§ **Data shown**:

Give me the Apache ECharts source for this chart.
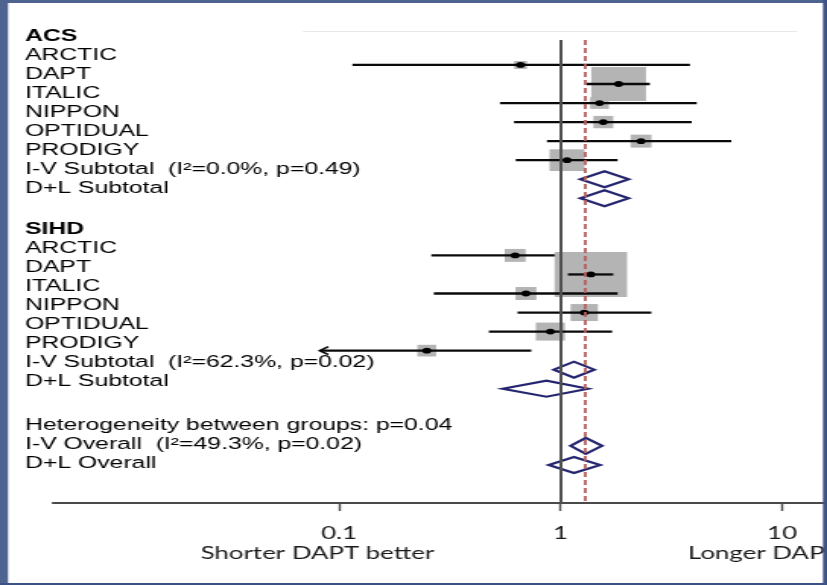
<!DOCTYPE html>
<html>
<head>
<meta charset="utf-8">
<script src="https://cdn.jsdelivr.net/npm/echarts@6/dist/echarts.min.js"></script>
<style>
html,body{margin:0;padding:0;background:#ffffff;}
#wrap{position:absolute;left:0;top:0;width:827px;height:585px;overflow:hidden;}
#chart{position:absolute;left:0;top:0;width:544px;height:585px;transform:scaleX(1.5202206);transform-origin:0 0;}
</style>
</head>
<body>
<div id="wrap"><div id="chart"></div></div>
<script>
// ---------------- data ----------------
const studies = ['ARCTIC', 'DAPT', 'ITALIC', 'NIPPON', 'OPTIDUAL', 'PRODIGY'];
const groupNames = ['ACS', 'SIHD'];

// ACS subgroup (odds ratio, 95% CI, weight %)
const acsOR     = [0.66, 1.83, 1.50, 1.56, 2.31, 1.07];
const acsLow    = [0.115, 1.31, 0.533, 0.617, 0.869, 0.628];
const acsHigh   = [3.84, 2.53, 4.12, 3.91, 5.90, 1.81];
const acsWeight = [1.2, 22.0, 2.6, 2.9, 3.2, 9.0];

// SIHD subgroup
const sihdOR     = [0.624, 1.37, 0.698, 1.28, 0.90, 0.249];
const sihdLow    = [0.261, 1.08, 0.268, 0.64, 0.475, 0.08];
const sihdHigh   = [1.44, 1.73, 1.81, 2.57, 1.71, 0.738];
const sihdWeight = [3.2, 38.6, 3.2, 5.5, 6.2, 2.6];

// pooled estimates [estimate, low, high]
const acsIV     = [1.58, 1.23, 2.03];
const acsDL     = [1.58, 1.23, 2.03];
const sihdIV    = [1.15, 0.933, 1.42];
const sihdDL    = [0.864, 0.548, 1.33];
const overallIV = [1.30, 1.11, 1.54];
const overallDL = [1.15, 0.885, 1.51];

const acsIVLabel     = 'I-V Subtotal  (I\u00B2=0.0%, p=0.49)';
const sihdIVLabel    = 'I-V Subtotal  (I\u00B2=62.3%, p=0.02)';
const dlSubLabel     = 'D+L Subtotal';
const hetLabel       = 'Heterogeneity between groups: p=0.04';
const overallIVLabel = 'I-V Overall  (I\u00B2=49.3%, p=0.02)';
const overallDLLabel = 'D+L Overall';

const xTicks = [0.1, 1, 10];
const leftText = 'Shorter DAPT better';
const rightText = 'Longer DAPT better';

// ---------------- layout ----------------
const S = 827 / 544;               // horizontal stretch of the page
const px = v => v / S;             // screen px -> chart x units
const lg = Math.log10;
const X_MIN = -2.2912, X_MAX = 1.1851;   // log10 extent of axis
const CLIP_LOW = 0.082;
const BOX_K = 7.24;
const LABEL_DX = px(25) - px(53);
const LABEL_DY = 2.5;

const studyData = [];
const diamondData = [];
const labelData = [];

function addGroup(name, or, lo, hi, w, iv, ivLabel, dl, startRow, shift) {
  labelData.push({ value: [X_MIN, startRow - 1 + shift], text: name, bold: true });
  studies.forEach((s, i) => {
    const r = startRow + i;
    labelData.push({ value: [X_MIN, r + shift], text: s });
    studyData.push([lg(Math.max(lo[i], CLIP_LOW)), lg(hi[i]), lg(or[i]), r, w[i], lo[i] < CLIP_LOW ? 1 : 0]);
  });
  const rIV = startRow + studies.length, rDL = rIV + 1;
  labelData.push({ value: [X_MIN, rIV + shift], text: ivLabel });
  labelData.push({ value: [X_MIN, rDL + shift], text: dlSubLabel });
  diamondData.push([lg(iv[1]), lg(iv[2]), lg(iv[0]), rIV]);
  diamondData.push([lg(dl[1]), lg(dl[2]), lg(dl[0]), rDL]);
}
addGroup(groupNames[0], acsOR, acsLow, acsHigh, acsWeight, acsIV, acsIVLabel, acsDL, 0, -0.64);
addGroup(groupNames[1], sihdOR, sihdLow, sihdHigh, sihdWeight, sihdIV, sihdIVLabel, sihdDL, 10, -0.5);
labelData.push({ value: [X_MIN, 19 - 0.22], text: hetLabel });
labelData.push({ value: [X_MIN, 20 - 0.22], text: overallIVLabel });
labelData.push({ value: [X_MIN, 21 - 0.22], text: overallDLLabel });
diamondData.push([lg(overallIV[1]), lg(overallIV[2]), lg(overallIV[0]), 20]);
diamondData.push([lg(overallDL[1]), lg(overallDL[2]), lg(overallDL[0]), 21]);

const tickVals = xTicks.map(lg);
const BORDER = '#4f6391';
const BORDER2 = '#3c5284';

const chart = echarts.init(document.getElementById('chart'), null, { width: 544, height: 585 });
chart.setOption({
  backgroundColor: '#ffffff',
  animation: false,
  grid: { left: px(53), right: 544 - px(823), top: 40, bottom: 82, containLabel: false },
  xAxis: {
    type: 'value', min: X_MIN, max: X_MAX,
    splitLine: { show: false },
    axisLine: { show: true, onZero: false, lineStyle: { color: '#4a4a4a', width: 2 } },
    axisTick: { show: true, customValues: tickVals, length: 8, lineStyle: { color: '#4a4a4a', width: 1.4 } },
    axisLabel: {
      customValues: tickVals, margin: 22, color: '#1a1a1a',
      fontFamily: 'Lato', fontSize: 17,
      formatter: v => { const t = xTicks.find(t => Math.abs(lg(t) - v) < 1e-6); return t === undefined ? '' : String(t); }
    }
  },
  yAxis: { type: 'value', inverse: true, min: -1.31, max: 23, show: false },
  series: [
    {
      type: 'custom', name: 'labels', data: labelData.map(d => d.value),
      encode: { x: 0, y: 1 }, clip: false, silent: true,
      renderItem: (params, api) => {
        const p = api.coord([api.value(0), api.value(1)]);
        const item = labelData[params.dataIndex];
        return {
          type: 'text', x: p[0] + LABEL_DX, y: p[1] + LABEL_DY,
          style: {
            text: item.text, fill: '#000',
            font: (item.bold ? 'bold ' : '') + '16.3px "Liberation Sans", Arial, sans-serif',
            align: 'left', verticalAlign: 'middle'
          }
        };
      }
    },
    {
      type: 'custom', name: 'studies', data: studyData,
      encode: { x: [0, 1, 2], y: 3 }, clip: false, z: 3,
      renderItem: (params, api) => {
        const lo = api.coord([api.value(0), api.value(3)]);
        const hi = api.coord([api.value(1), api.value(3)]);
        const c = api.coord([api.value(2), api.value(3)]);
        const side = BOX_K * Math.sqrt(api.value(4));
        const children = [
          { type: 'rect', shape: { x: c[0] - side * 0.53, y: c[1] - side / 2, width: side * 1.06, height: side }, style: { fill: '#b4b4b4' } },
          { type: 'line', shape: { x1: lo[0], y1: lo[1], x2: hi[0], y2: hi[1] }, style: { stroke: '#0a0a0a', lineWidth: 2.3 } },
          { type: 'circle', shape: { cx: c[0], cy: c[1], r: 2.9 }, style: { fill: '#000' } }
        ];
        if (api.value(5)) {
          children.push({ type: 'polyline', shape: { points: [[lo[0] + 5.5, lo[1] - 4], [lo[0], lo[1]], [lo[0] + 5.5, lo[1] + 4]] },
            style: { stroke: '#0a0a0a', lineWidth: 1.8, fill: null } });
        }
        return { type: 'group', children };
      }
    },
    {
      type: 'custom', name: 'pooled', data: diamondData,
      encode: { x: [0, 1, 2], y: 3 }, clip: false, z: 4,
      renderItem: (params, api) => {
        const lo = api.coord([api.value(0), api.value(3)]);
        const hi = api.coord([api.value(1), api.value(3)]);
        const c = api.coord([api.value(2), api.value(3)]);
        const h = 8;
        return {
          type: 'polygon',
          shape: { points: [[lo[0], lo[1]], [c[0], c[1] - h], [hi[0], hi[1]], [c[0], c[1] + h]] },
          style: { fill: 'none', stroke: '#25256f', lineWidth: 2.2 }
        };
      },
      markLine: {
        silent: true, symbol: 'none', label: { show: false }, animation: false,
        data: [
          { xAxis: 0, lineStyle: { color: '#505050', width: 2, type: 'solid' } },
          { xAxis: lg(overallIV[0]), lineStyle: { color: '#b5625a', width: 1.8, type: [5, 3] } }
        ]
      }
    }
  ],
  graphic: [
    { type: 'line', shape: { x1: px(303), y1: 31.5, x2: px(797), y2: 31.5 }, style: { stroke: '#e8e8e8', lineWidth: 1 }, silent: true },
    { type: 'text', x: px(317.5), y: 554, style: { text: leftText, fill: '#1a1a1a', font: '17px Lato', align: 'center', verticalAlign: 'middle' } },
    { type: 'text', x: px(688), y: 554, style: { text: rightText, fill: '#1a1a1a', font: '17px Lato', align: 'left', verticalAlign: 'middle' } },
    { type: 'rect', z: 100, shape: { x: 0, y: 0, width: px(8), height: 585 }, style: { fill: BORDER } },
    { type: 'rect', z: 100, shape: { x: 0, y: 0, width: 544, height: 3 }, style: { fill: BORDER } },
    { type: 'rect', z: 100, shape: { x: px(823), y: 0, width: 544 - px(823), height: 585 }, style: { fill: BORDER2 } },
    { type: 'rect', z: 100, shape: { x: 0, y: 583, width: 544, height: 2 }, style: { fill: BORDER2 } }
  ]
});
</script>
</body>
</html>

§ **Aim**: Copy nothing but the lines from the top of the material through the line holding "const sihdWeight = [3.2, 38.6, 3.2, 5.5, 6.2, 2.6];", exactly as written; omit pictures.

§ **Solution**:
Give me the Apache ECharts source for this chart.
<!DOCTYPE html>
<html>
<head>
<meta charset="utf-8">
<script src="https://cdn.jsdelivr.net/npm/echarts@6/dist/echarts.min.js"></script>
<style>
html,body{margin:0;padding:0;background:#ffffff;}
#wrap{position:absolute;left:0;top:0;width:827px;height:585px;overflow:hidden;}
#chart{position:absolute;left:0;top:0;width:544px;height:585px;transform:scaleX(1.5202206);transform-origin:0 0;}
</style>
</head>
<body>
<div id="wrap"><div id="chart"></div></div>
<script>
// ---------------- data ----------------
const studies = ['ARCTIC', 'DAPT', 'ITALIC', 'NIPPON', 'OPTIDUAL', 'PRODIGY'];
const groupNames = ['ACS', 'SIHD'];

// ACS subgroup (odds ratio, 95% CI, weight %)
const acsOR     = [0.66, 1.83, 1.50, 1.56, 2.31, 1.07];
const acsLow    = [0.115, 1.31, 0.533, 0.617, 0.869, 0.628];
const acsHigh   = [3.84, 2.53, 4.12, 3.91, 5.90, 1.81];
const acsWeight = [1.2, 22.0, 2.6, 2.9, 3.2, 9.0];

// SIHD subgroup
const sihdOR     = [0.624, 1.37, 0.698, 1.28, 0.90, 0.249];
const sihdLow    = [0.261, 1.08, 0.268, 0.64, 0.475, 0.08];
const sihdHigh   = [1.44, 1.73, 1.81, 2.57, 1.71, 0.738];
const sihdWeight = [3.2, 38.6, 3.2, 5.5, 6.2, 2.6];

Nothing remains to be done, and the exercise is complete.